Most leading text-to-music systems today generate finished audio. That can sound impressive, but it has real implications for users: unclear training-data provenance (and legal risk), high training and inference costs, and outputs that are hard to edit inside actual artist workflows.
This white paper explains Beat Shaper’s alternative approach: a custom model that generates structured musical content first, which is then rendered to audio after generation. The result is music you can edit like normal MIDI (notes, timing, velocities, and instrumentation) while keeping deployment costs low and training data transparent and licensed.
Text-to-music generation has advanced rapidly, with end-to-end audio waveform models producing convincing musical output across a range of genres and production styles. However, this dominant approach carries with it significant implications for the development of commercial products: uncertain training data provenance and the associated legal risks, high training and inference costs, and limited editability of the generative output that limits its usefulness in real-world music production settings.
This work presents an alternative system design based on the generation of structured musical content (symbolic events and associated production-intent parameters) from licensed multimodal data, which is subsequently rendered to audio post generation. By decoupling composition-level generation from audio rendering, the system makes the primary output directly editable using standard music production workflows, while retaining the ability to deliver high-fidelity audio.

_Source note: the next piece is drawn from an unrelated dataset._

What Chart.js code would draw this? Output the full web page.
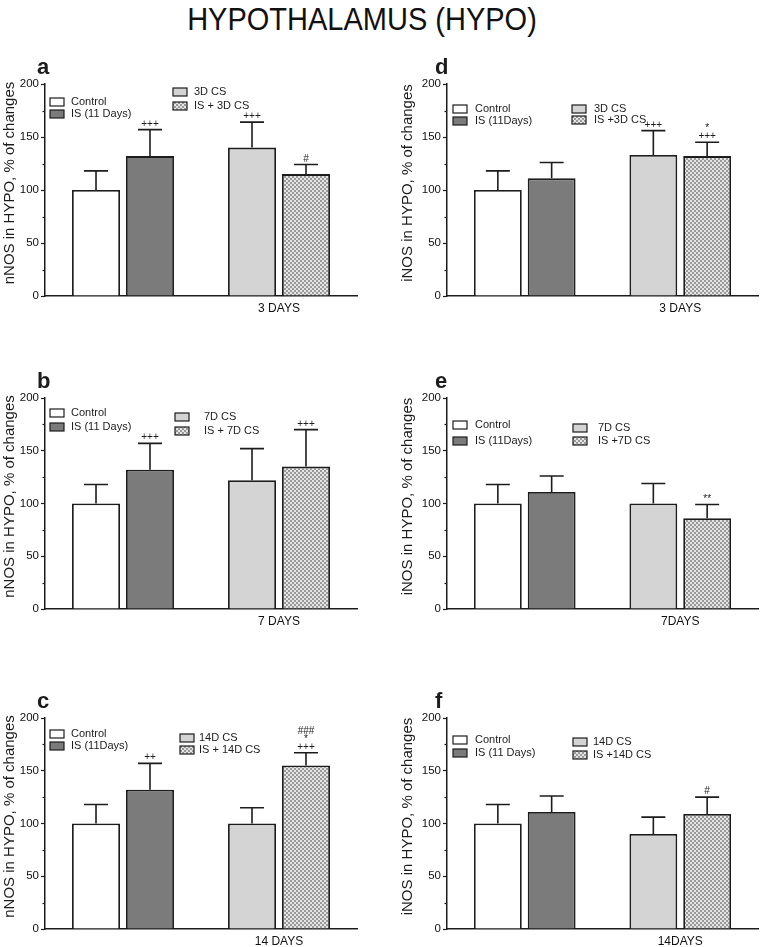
<!DOCTYPE html>
<html>
<head>
<meta charset="utf-8">
<script src="https://cdn.jsdelivr.net/npm/chart.js@4.4.1/dist/chart.umd.min.js"></script>
<style>
  body { margin: 0; background: #fff; width: 762px; height: 947px; position: relative; overflow: hidden; font-family: "Liberation Sans", Arial, sans-serif; }
  #title { position: absolute; left: 0; width: 724px; top: 5px; text-align: center; font-size: 29px; line-height: 29px; color: #111; transform: scaleY(1.08); }
  canvas { position: absolute; }
</style>
</head>
<body>
<div id="title">HYPOTHALAMUS (HYPO)</div>
<canvas id="chart-a"></canvas>
<canvas id="chart-b"></canvas>
<canvas id="chart-c"></canvas>
<canvas id="chart-d"></canvas>
<canvas id="chart-e"></canvas>
<canvas id="chart-f"></canvas>
<script>
// Data (mean and SEM, % of control)
const nnos3Mean = [100, 132, 140, 115];
const nnos3Sem = [18, 25, 24, 9];
const nnos7Mean = [100, 132, 122, 135];
const nnos7Sem = [18, 25, 30, 35];
const nnos14Mean = [100, 132, 100, 155];
const nnos14Sem = [18, 25, 15, 12];
const inos3Mean = [100, 111, 133, 132];
const inos3Sem = [18, 15, 23, 13];
const inos7Mean = [100, 111, 100, 86];
const inos7Sem = [18, 15, 19, 13];
const inos14Mean = [100, 111, 90, 109];
const inos14Sem = [18, 15, 16, 16];

// Significance marks above the error bars
const nnos3Notes = ['', '+++', '+++', '#'];
const nnos7Notes = ['', '+++', '', '+++'];
const nnos14Notes = ['', '++', '', '###\n*\n+++'];
const inos3Notes = ['', '', '+++', '*\n+++'];
const inos7Notes = ['', '', '', '**'];
const inos14Notes = ['', '', '', '#'];

// Legend names
const nnos3Names = ['Control', 'IS (11 Days)', '3D CS', 'IS + 3D CS'];
const nnos7Names = ['Control', 'IS (11 Days)', '7D CS', 'IS + 7D CS'];
const nnos14Names = ['Control', 'IS (11Days)', '14D CS', 'IS + 14D CS'];
const inos3Names = ['Control', 'IS (11Days)', '3D CS', 'IS +3D CS'];
const inos7Names = ['Control', 'IS (11Days)', '7D CS', 'IS +7D CS'];
const inos14Names = ['Control', 'IS (11 Days)', '14D CS', 'IS +14D CS'];

const yMin = 0;
const yMax = 200;
const yStep = 50;
const yMinorStep = 25;

const nnosTitle = 'nNOS in HYPO, % of changes';
const inosTitle = 'iNOS in HYPO, % of changes';

const ink = '#1c1c1c';
const FONT = '"Liberation Sans", Arial, sans-serif';

function checker() {
  const c = document.createElement('canvas');
  c.width = 4; c.height = 4;
  const g = c.getContext('2d');
  g.fillStyle = '#e4e4e4';
  g.fillRect(0, 0, 4, 4);
  g.fillStyle = '#9a9a9a';
  g.fillRect(0, 0, 2, 2);
  g.fillRect(2, 2, 2, 2);
  return g.createPattern(c, 'repeat');
}

const fills = ['#ffffff', '#7b7b7b', '#d4d4d4', checker()];

// error bars, notes, minor ticks, legend, axis title and panel letter
const extras = {
  id: 'extras',
  afterDatasetsDraw(chart, args, opts) {
    const ctx = chart.ctx;
    const y = chart.scales.y;
    const area = chart.chartArea;
    ctx.save();
    ctx.strokeStyle = ink;
    ctx.fillStyle = ink;

    ctx.lineWidth = 1.2;
    for (let v = yMinorStep; v < yMax; v += yStep) {
      const py = Math.round(y.getPixelForValue(v)) + 0.5;
      ctx.beginPath();
      ctx.moveTo(area.left - 2.5, py);
      ctx.lineTo(area.left, py);
      ctx.stroke();
    }

    chart.data.datasets.forEach((ds, i) => {
      const meta = chart.getDatasetMeta(i);
      ds.data.forEach((v, j) => {
        if (v == null) return;
        const bar = meta.data[j];
        const top = y.getPixelForValue(v + ds.sem);
        ctx.lineWidth = 1.6;
        ctx.beginPath();
        ctx.moveTo(bar.x, bar.y);
        ctx.lineTo(bar.x, top);
        ctx.moveTo(bar.x - 12, top);
        ctx.lineTo(bar.x + 12, top);
        ctx.stroke();
        if (ds.note) {
          const lines = ds.note.split('\n');
          ctx.font = '10px ' + FONT;
          ctx.textAlign = 'center';
          ctx.textBaseline = 'alphabetic';
          lines.forEach((t, k) => {
            ctx.fillText(t, bar.x, top - 3 - (lines.length - 1 - k) * 8);
          });
        }
      });
    });

    // legend
    ctx.font = '11px ' + FONT;
    ctx.textAlign = 'left';
    ctx.textBaseline = 'middle';
    opts.legend.forEach((p, i) => {
      const ds = chart.data.datasets[i];
      const bx = area.left + p[0];
      const by = area.top + p[1];
      ctx.fillStyle = ds.backgroundColor;
      ctx.fillRect(bx, by - 4, 14, 8);
      ctx.lineWidth = 1.2;
      ctx.strokeRect(bx, by - 4, 14, 8);
      ctx.fillStyle = ink;
      ctx.fillText(ds.label, bx + p[2], by);
    });

    // y axis title
    ctx.save();
    ctx.translate(area.left + opts.titleDx, (area.top + area.bottom) / 2 - 7);
    ctx.rotate(-Math.PI / 2);
    ctx.font = '15px ' + FONT;
    ctx.textAlign = 'center';
    ctx.textBaseline = 'middle';
    ctx.fillText(opts.title, 0, 0);
    ctx.restore();

    ctx.font = 'bold 22px ' + FONT;
    ctx.textAlign = 'left';
    ctx.textBaseline = 'alphabetic';
    ctx.fillText(opts.letter, area.left + opts.letterDx, area.top - 10);
    ctx.restore();
  },
};

const rows = [
  { top: 84, bottom: 296 },
  { top: 398, bottom: 609 },
  { top: 718, bottom: 929 },
];
const cols = [
  { left: 0, axis: 45, width: 358, letterDx: -8, titleDx: -35 },
  { left: 400, axis: 47, width: 359, letterDx: -12, titleDx: -39 },
];

const panels = [
  { id: 'a', col: 0, row: 0, mean: nnos3Mean, sem: nnos3Sem, notes: nnos3Notes, names: nnos3Names, day: '3 DAYS', title: nnosTitle,
    legend: [[5, 18, 21], [5, 30, 21], [128, 8, 21], [128, 22, 21]] },
  { id: 'b', col: 0, row: 1, mean: nnos7Mean, sem: nnos7Sem, notes: nnos7Notes, names: nnos7Names, day: '7 DAYS', title: nnosTitle,
    legend: [[5, 15, 21], [5, 29, 21], [130, 19, 29], [130, 33, 29]] },
  { id: 'c', col: 0, row: 2, mean: nnos14Mean, sem: nnos14Sem, notes: nnos14Notes, names: nnos14Names, day: '14 DAYS', title: nnosTitle,
    legend: [[5, 16, 21], [5, 28, 21], [135, 20, 19], [135, 32, 19]] },
  { id: 'd', col: 1, row: 0, mean: inos3Mean, sem: inos3Sem, notes: inos3Notes, names: inos3Names, day: '3 DAYS', title: inosTitle,
    legend: [[6, 25, 22], [6, 37, 22], [125, 25, 22], [125, 36, 22]] },
  { id: 'e', col: 1, row: 1, mean: inos7Mean, sem: inos7Sem, notes: inos7Notes, names: inos7Names, day: '7DAYS', title: inosTitle,
    legend: [[6, 27, 22], [6, 43, 22], [126, 30, 25], [126, 43, 25]] },
  { id: 'f', col: 1, row: 2, mean: inos14Mean, sem: inos14Sem, notes: inos14Notes, names: inos14Names, day: '14DAYS', title: inosTitle,
    legend: [[6, 22, 22], [6, 35, 22], [126, 24, 20], [126, 37, 20]] },
];

panels.forEach(p => {
  const col = cols[p.col];
  const row = rows[p.row];
  const canvas = document.getElementById('chart-' + p.id);
  const top = row.top - 28;
  canvas.width = col.width;
  canvas.height = row.bottom + 24 - top;
  canvas.style.left = col.left + 'px';
  canvas.style.top = top + 'px';

  // control and IS bars sit under the unlabeled category, the CS bars under the day label
  const datasets = p.mean.map((m, i) => ({
    label: p.names[i],
    data: i < 2 ? [m, null] : [null, m],
    sem: p.sem[i],
    note: p.notes[i],
    backgroundColor: fills[i],
    borderColor: ink,
    borderWidth: 1.8,
    skipNull: true,
    categoryPercentage: 0.692,
    barPercentage: 0.889,
  }));

  new Chart(canvas, {
    type: 'bar',
    data: { labels: ['', p.day], datasets },
    plugins: [extras],
    options: {
      responsive: false,
      animation: false,
      layout: { padding: { top: 28, right: 1, bottom: 0, left: 0 } },
      plugins: {
        legend: { display: false },
        tooltip: { enabled: false },
        extras: { legend: p.legend, letter: p.id, letterDx: col.letterDx, title: p.title, titleDx: col.titleDx },
      },
      scales: {
        x: {
          grid: { display: false, drawTicks: false },
          border: { display: true, color: ink, width: 1.5 },
          ticks: { color: '#111', font: { family: FONT, size: 12 }, padding: 5 },
          afterFit(scale) { scale.height = 24; },
        },
        y: {
          min: yMin,
          max: yMax,
          ticks: { stepSize: yStep, color: '#111', font: { family: FONT, size: 11.5 }, padding: 2 },
          grid: { drawOnChartArea: false, tickLength: 4, tickColor: ink, tickWidth: 1.2 },
          border: { display: true, color: ink, width: 1.5 },
          afterFit(scale) { scale.width = col.axis; },
        },
      },
    },
  });
});
</script>
</body>
</html>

This design has been implemented in Beat Shaper, a deployed commercial system trained on a comparatively small commercial dataset explicitly licensed for machine learning purposes. The resulting generative model runs on a cost-effective consumer-grade CPU, generates multi-track musical sequences, and renders them to audio in near real time, enabling rapid iterative use. In an initial user evaluation, participants report high musical quality of its generative output and adherence to prompted instructions. These results indicate that a MIDI-first, licensed-data pipeline can materially reduce provenance risk and compute pressure while improving practical editability.